However, there are still barriers to employment opportunities including a lack of business and unrealistic salary expectations.

Image: Rick Bowmer/AP/Press Association Images

ALTHOUGH MORE THAN 40 per cent of Ireland’s small businesses believe they will create new jobs over the next 12 months, they say there are still a number of barriers to extra employment opportunities.

The latest survey from the Small Firms Association (SFA) shows that 46 per cent of companies believe that insufficient business is the biggest barrier to job creation.

Costs, employment law, lack of skills and unrealistic salary expectations were also cited by potential employers.

However, seven per cent of those intending to employ new staff have said they will make significant increases to their employment levels.

Another 43 per cent said they will maintain current staff numbers, while 14 per cent plan to decrease the number of people they employ.

“The live register hides the fact that there is a lot of churn in the labour market, with many new jobs being created by entrepreneurial small businesses; however many more continue to be lost particularly in the traditional sectors,” commented SFA director Patricia Callan.

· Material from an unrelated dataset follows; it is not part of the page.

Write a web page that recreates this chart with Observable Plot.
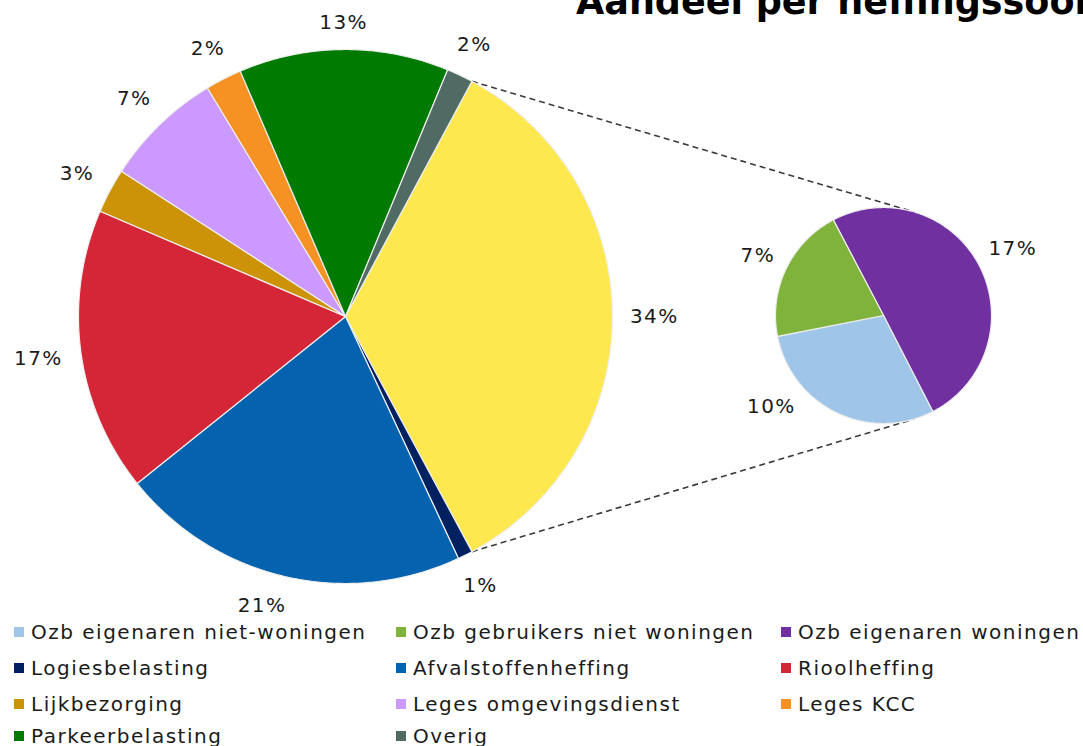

She called on the government to introduce policies that would go toward a resurgence in consumer confidence and reduce the cost of employment for employers.

“These survey results are very promising; however if the Government increases the cost of employment in the forthcoming budget, then these plans cannot be delivered on.”

Callan also criticised the Department of Social Protection’s proposals to introduce mandatory sick pay or increase employer’s PRSI.

About 10 per cent of firms said their businesses were declining at the moment but there was more positive feedback from 47 per cent of respondents who said they were growing at present.

The survey was carried out at the end of July and 628 business owners responded.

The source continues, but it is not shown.